Mehrstufiges Verfahren: 
  • Das NCSC muss die kritische Infrastruktur auf die Unterlassung aufmerksam machen. 
  • Kommt die Betreiberin trotz dieser Information ihrer Pflicht nicht nach, so erlässt das NCSC eine Verfügung über die umzusetzenden Pflichten. 
  • Wird die Verfügung ignoriert, erstattet das NCSC Strafanzeige. Möglich sind Bussen bis CHF 100’000. 

Unterstützung der kritischen Infrastrukturen durch das NCSC 

Prävention 
Informationsaustausch: Das NCSC teilt Informationen zu Cyberangriffen und Bedrohungen direkt mit kritischen Infrastrukturen.
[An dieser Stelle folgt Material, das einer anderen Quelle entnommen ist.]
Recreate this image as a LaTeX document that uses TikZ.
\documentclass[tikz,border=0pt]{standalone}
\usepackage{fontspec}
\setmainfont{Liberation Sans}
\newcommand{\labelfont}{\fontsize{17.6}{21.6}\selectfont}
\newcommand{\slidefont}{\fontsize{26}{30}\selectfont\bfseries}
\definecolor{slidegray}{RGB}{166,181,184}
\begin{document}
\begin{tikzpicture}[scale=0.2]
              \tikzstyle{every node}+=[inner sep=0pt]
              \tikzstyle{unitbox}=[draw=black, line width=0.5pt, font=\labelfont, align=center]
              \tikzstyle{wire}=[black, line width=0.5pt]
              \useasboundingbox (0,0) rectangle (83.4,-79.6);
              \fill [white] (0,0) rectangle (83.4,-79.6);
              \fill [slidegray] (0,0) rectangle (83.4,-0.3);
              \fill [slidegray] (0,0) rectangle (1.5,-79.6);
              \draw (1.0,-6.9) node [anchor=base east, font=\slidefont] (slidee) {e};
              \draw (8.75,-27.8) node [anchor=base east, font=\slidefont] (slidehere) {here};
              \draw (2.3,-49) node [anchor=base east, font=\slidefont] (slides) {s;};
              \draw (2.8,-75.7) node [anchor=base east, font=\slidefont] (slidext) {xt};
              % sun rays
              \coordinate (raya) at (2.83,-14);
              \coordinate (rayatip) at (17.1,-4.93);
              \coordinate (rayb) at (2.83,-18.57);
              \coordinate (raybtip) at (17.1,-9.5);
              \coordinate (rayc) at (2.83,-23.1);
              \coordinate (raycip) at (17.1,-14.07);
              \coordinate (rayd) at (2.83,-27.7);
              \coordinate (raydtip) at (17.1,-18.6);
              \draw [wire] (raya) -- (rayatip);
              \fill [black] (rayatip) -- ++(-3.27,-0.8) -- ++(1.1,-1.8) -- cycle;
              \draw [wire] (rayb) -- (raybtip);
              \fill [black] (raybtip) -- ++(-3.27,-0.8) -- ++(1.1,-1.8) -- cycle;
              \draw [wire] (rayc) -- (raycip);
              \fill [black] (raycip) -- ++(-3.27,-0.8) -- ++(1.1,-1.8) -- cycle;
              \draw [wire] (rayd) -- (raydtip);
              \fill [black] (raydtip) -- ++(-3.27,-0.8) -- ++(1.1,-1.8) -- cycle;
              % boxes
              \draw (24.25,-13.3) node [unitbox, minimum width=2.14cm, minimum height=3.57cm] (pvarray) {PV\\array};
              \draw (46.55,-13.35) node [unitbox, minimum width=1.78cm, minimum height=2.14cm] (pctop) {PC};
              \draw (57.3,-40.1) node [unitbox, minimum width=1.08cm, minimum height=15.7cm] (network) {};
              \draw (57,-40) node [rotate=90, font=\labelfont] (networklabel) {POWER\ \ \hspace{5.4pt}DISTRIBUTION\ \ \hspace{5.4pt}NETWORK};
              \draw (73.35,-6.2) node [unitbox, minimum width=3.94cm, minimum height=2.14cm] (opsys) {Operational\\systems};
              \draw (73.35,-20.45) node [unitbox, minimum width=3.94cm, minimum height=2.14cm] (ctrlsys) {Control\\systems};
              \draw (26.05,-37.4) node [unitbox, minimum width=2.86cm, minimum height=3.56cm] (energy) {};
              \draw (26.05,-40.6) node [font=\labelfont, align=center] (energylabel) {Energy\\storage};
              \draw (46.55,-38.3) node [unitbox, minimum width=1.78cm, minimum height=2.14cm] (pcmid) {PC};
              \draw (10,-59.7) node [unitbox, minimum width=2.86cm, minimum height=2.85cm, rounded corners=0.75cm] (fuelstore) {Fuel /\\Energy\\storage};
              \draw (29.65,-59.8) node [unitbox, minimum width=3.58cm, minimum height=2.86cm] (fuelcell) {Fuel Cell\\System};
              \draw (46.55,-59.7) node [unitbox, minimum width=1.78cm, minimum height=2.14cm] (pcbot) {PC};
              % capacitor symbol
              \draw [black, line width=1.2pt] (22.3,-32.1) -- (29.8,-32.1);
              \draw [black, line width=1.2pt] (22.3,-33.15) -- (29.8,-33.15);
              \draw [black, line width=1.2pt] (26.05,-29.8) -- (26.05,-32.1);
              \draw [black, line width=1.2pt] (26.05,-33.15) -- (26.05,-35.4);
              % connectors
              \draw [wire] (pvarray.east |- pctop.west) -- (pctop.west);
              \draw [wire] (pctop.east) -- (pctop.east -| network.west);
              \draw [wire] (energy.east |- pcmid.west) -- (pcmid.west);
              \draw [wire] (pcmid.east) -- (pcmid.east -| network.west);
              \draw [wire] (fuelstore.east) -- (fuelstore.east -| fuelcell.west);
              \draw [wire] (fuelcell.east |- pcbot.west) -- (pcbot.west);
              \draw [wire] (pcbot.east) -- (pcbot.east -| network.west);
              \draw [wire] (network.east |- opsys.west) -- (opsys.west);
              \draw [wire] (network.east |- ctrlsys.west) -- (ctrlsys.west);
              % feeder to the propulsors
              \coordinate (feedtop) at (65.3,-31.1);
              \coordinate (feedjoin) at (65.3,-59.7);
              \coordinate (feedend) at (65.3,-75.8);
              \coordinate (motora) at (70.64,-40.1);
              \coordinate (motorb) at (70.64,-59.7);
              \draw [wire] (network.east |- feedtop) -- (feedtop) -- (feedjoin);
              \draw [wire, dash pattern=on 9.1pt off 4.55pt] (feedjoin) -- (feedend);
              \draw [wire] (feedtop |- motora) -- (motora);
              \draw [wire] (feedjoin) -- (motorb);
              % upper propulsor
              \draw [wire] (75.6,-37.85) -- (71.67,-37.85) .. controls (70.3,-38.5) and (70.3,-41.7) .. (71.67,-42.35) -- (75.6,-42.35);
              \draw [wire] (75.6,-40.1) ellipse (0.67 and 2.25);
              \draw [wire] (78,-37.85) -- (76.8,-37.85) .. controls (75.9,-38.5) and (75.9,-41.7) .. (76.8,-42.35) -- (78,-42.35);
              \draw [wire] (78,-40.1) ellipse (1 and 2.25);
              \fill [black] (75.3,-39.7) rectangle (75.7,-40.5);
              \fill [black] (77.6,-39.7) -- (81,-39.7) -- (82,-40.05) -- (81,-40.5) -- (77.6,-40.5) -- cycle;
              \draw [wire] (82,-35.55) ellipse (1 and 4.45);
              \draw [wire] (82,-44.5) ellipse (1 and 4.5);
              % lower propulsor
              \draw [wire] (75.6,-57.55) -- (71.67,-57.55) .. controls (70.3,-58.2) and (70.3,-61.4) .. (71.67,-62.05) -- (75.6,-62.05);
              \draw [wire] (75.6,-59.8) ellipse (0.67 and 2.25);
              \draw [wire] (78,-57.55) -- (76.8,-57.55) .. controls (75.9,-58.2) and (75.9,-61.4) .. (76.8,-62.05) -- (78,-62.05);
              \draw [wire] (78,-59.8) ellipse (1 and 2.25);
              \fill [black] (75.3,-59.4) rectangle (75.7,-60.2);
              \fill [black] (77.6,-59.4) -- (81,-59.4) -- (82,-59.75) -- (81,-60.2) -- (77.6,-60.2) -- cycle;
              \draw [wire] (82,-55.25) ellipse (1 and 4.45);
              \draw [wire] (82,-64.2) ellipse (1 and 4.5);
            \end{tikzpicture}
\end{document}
Es empfliehlt Gegenmassnahmen und kann auch technische Instrumente zur Verfügung stellen. 
Das NCSC fördert und ermöglicht den sichereren Informationsaustausch zwischen Betreibern kritischer Infrastrukturen. 
Vorfallbewältigung 
Das NCSC unterstützt Betroffene subsidiär bei der Bewältigung eines Cybervorfalls im Sinne einer ersten Hilfe zur Wiedererlangung der Funktionsfähigkeit.